▶ _Work to complete_
In the entries below, count the lines holding "this". Reply with the number only.

Records with drawing code
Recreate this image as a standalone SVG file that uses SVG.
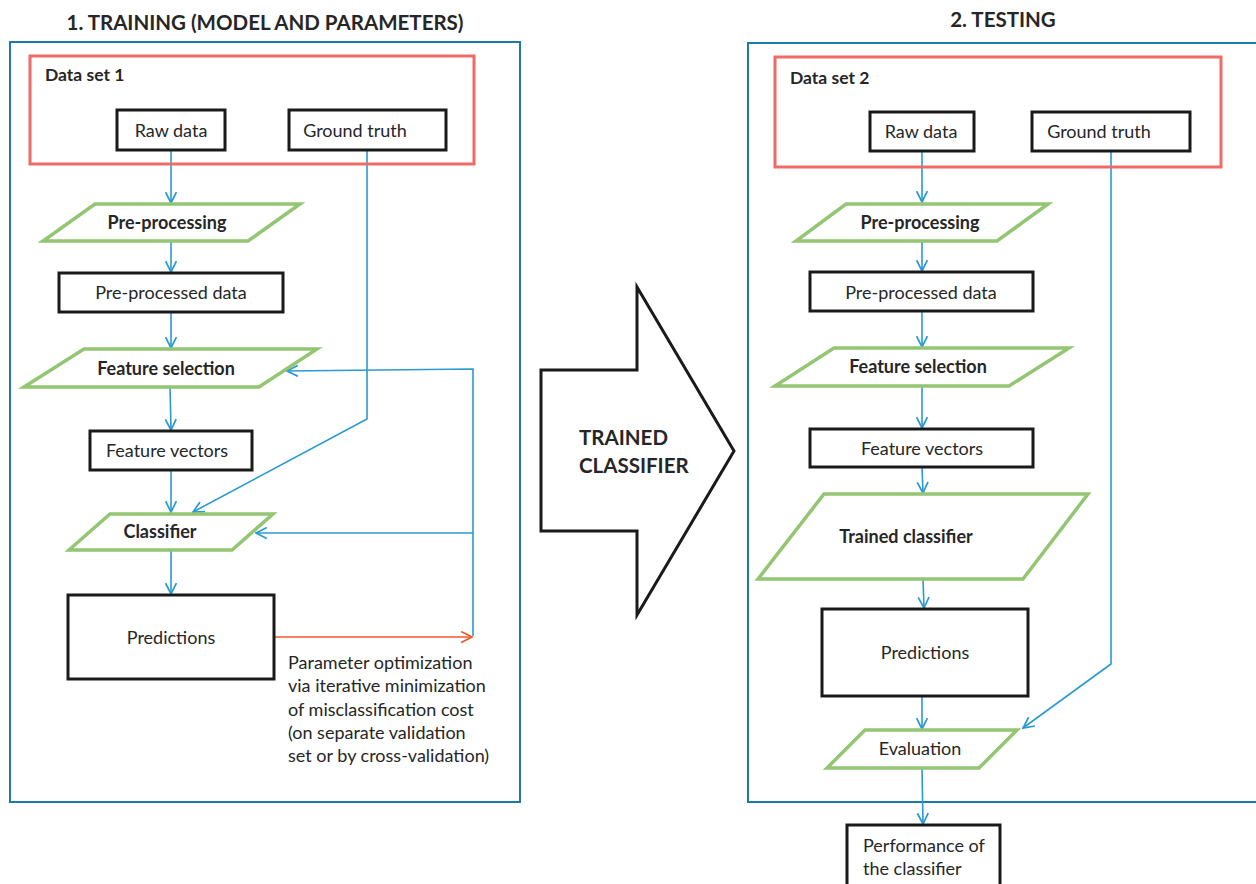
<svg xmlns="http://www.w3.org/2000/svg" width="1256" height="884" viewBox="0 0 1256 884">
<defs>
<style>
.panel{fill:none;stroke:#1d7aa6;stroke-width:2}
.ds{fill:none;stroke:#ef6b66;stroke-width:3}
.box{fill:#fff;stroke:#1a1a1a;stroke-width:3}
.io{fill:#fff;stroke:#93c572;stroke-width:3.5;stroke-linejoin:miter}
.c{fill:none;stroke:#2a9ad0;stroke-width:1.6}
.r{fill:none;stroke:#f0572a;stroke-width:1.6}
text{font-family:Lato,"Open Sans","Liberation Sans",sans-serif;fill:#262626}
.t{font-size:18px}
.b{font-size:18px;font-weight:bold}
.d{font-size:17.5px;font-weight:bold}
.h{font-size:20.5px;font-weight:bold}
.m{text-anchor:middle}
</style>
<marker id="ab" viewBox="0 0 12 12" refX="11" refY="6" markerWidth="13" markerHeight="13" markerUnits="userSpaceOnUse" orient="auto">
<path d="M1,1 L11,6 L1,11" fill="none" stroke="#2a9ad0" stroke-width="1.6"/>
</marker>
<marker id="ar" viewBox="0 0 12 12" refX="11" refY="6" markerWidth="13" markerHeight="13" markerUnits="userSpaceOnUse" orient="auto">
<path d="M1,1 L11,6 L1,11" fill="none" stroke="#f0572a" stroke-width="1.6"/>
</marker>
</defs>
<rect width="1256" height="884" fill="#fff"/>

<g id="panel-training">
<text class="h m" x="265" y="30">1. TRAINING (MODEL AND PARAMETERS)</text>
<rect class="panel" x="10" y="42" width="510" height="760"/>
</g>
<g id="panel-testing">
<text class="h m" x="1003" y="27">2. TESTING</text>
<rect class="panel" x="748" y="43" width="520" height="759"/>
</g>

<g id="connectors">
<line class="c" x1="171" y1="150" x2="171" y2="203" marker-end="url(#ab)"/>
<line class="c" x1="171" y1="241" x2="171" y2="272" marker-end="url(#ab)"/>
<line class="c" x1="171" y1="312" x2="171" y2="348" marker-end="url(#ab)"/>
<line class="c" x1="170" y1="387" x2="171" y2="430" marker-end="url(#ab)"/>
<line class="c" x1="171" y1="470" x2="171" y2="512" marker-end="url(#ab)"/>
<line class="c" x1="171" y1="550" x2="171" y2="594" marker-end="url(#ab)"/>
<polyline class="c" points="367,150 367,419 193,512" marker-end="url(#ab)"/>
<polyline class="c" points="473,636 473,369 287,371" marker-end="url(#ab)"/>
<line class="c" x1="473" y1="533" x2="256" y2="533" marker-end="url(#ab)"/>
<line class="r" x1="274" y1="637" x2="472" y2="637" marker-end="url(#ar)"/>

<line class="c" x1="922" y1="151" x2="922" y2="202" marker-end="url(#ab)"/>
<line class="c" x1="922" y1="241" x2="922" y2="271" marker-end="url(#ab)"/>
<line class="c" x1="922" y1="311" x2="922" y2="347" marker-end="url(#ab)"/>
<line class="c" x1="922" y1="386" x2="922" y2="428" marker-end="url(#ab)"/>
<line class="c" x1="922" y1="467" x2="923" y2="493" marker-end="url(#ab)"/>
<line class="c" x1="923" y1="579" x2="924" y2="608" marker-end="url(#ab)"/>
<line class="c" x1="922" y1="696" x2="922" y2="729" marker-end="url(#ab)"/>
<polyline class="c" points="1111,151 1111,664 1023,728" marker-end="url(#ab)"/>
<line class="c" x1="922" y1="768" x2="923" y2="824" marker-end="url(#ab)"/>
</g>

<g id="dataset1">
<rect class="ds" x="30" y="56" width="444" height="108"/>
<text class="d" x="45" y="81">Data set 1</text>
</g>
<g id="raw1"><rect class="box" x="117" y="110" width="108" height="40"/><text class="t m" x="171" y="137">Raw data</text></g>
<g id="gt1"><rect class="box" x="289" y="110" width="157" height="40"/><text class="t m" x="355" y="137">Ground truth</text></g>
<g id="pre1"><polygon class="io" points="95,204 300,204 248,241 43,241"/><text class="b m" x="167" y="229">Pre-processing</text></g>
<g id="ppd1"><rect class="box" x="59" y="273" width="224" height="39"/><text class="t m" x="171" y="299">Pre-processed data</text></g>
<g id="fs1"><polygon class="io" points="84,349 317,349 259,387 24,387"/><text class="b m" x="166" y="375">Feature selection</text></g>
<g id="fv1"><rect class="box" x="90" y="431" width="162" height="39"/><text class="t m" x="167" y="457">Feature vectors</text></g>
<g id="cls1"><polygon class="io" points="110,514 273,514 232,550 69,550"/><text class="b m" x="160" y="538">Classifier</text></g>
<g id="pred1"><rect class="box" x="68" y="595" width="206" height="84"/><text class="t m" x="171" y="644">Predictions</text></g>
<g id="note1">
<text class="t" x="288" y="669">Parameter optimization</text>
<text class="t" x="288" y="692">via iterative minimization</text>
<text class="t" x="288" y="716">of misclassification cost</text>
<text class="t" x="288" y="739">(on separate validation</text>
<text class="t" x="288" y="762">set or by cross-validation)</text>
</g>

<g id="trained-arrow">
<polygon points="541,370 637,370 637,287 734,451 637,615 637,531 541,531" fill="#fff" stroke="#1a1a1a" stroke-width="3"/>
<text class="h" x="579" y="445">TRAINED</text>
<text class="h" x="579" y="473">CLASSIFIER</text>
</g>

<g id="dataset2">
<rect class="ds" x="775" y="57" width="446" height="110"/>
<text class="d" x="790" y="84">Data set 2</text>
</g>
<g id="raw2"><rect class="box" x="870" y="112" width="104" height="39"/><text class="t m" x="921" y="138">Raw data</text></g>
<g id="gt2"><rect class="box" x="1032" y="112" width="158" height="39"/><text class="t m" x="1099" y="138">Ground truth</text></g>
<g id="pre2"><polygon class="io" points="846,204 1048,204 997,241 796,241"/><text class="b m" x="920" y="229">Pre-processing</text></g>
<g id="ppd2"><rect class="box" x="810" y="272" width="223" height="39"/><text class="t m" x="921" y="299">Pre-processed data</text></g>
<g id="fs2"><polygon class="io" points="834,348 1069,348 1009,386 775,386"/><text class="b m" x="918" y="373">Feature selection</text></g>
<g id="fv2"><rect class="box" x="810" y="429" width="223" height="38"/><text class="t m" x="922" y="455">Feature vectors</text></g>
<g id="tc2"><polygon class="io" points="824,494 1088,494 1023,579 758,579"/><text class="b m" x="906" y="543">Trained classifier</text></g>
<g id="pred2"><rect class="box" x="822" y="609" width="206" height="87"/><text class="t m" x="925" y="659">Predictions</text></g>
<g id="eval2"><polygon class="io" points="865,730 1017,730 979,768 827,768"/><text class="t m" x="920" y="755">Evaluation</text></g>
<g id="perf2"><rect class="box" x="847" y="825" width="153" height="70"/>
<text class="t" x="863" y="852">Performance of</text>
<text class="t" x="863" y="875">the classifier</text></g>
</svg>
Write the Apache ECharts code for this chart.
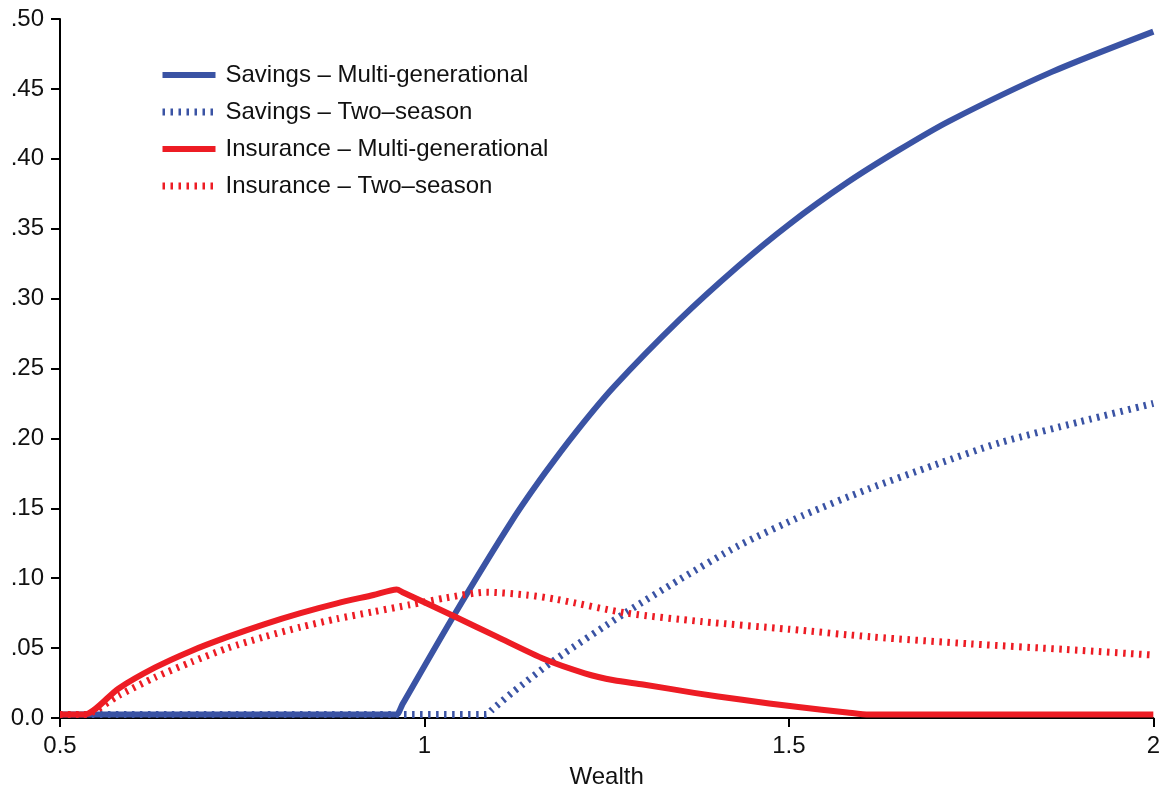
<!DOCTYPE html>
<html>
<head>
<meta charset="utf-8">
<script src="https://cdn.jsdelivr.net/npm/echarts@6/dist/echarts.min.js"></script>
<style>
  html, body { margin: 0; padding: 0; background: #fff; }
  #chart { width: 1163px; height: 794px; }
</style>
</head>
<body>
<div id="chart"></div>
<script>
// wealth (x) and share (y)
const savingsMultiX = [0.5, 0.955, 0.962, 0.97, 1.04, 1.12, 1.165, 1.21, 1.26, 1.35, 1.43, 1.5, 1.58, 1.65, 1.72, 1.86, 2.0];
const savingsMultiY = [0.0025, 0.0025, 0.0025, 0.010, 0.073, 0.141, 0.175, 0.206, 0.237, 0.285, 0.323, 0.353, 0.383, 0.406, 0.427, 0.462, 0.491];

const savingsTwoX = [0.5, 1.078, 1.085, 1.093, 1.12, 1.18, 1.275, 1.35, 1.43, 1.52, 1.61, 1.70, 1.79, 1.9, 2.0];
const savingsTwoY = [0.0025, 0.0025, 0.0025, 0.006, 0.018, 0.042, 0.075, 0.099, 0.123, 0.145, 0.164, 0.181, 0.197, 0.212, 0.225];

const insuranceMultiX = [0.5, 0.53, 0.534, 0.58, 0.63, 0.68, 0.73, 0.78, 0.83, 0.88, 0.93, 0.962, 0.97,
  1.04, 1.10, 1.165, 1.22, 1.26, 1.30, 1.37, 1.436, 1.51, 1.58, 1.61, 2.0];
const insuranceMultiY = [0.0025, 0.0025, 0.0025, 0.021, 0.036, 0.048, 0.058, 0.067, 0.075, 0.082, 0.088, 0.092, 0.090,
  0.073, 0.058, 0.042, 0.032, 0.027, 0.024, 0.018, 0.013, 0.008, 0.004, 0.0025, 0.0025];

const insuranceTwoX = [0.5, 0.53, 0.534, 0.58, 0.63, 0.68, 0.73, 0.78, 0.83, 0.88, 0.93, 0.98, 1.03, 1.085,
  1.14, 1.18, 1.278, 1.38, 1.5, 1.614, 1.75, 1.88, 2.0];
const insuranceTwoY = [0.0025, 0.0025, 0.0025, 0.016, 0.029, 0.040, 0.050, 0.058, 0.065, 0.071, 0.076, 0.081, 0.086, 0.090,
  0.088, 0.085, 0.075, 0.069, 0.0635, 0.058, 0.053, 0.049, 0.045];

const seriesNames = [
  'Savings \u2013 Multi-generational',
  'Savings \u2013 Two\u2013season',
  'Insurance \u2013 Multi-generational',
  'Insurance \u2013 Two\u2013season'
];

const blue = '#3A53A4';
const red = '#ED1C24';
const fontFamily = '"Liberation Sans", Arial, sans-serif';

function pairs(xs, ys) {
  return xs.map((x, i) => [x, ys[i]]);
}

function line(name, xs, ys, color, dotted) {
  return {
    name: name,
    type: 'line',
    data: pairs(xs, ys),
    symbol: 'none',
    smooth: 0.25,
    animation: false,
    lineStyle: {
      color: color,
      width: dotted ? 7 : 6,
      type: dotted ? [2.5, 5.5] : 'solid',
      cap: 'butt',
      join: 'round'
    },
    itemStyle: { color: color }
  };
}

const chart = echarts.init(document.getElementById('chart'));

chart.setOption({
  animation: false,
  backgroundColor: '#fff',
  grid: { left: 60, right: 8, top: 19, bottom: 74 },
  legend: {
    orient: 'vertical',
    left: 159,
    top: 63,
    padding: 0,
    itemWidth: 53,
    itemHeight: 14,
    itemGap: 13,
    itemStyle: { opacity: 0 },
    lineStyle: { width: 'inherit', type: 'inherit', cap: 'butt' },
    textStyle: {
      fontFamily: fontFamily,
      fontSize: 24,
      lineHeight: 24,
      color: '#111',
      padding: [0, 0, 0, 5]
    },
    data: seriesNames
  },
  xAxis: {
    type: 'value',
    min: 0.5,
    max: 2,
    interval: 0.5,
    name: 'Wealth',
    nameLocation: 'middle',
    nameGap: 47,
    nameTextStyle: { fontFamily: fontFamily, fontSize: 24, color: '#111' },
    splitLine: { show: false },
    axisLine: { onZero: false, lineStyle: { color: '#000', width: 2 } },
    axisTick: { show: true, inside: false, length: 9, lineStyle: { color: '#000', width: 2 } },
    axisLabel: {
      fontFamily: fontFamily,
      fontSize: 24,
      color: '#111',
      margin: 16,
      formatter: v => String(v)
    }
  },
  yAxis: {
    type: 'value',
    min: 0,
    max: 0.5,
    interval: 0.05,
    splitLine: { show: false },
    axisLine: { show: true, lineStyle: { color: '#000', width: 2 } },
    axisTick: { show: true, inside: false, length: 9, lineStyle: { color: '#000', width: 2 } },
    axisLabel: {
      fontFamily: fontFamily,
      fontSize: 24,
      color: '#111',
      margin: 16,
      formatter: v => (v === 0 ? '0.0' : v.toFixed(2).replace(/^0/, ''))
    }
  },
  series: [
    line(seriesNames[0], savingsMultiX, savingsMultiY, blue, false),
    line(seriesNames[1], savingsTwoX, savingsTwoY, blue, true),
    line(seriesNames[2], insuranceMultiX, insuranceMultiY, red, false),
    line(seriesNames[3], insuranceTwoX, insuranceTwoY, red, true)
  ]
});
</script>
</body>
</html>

▶ _The reply_
2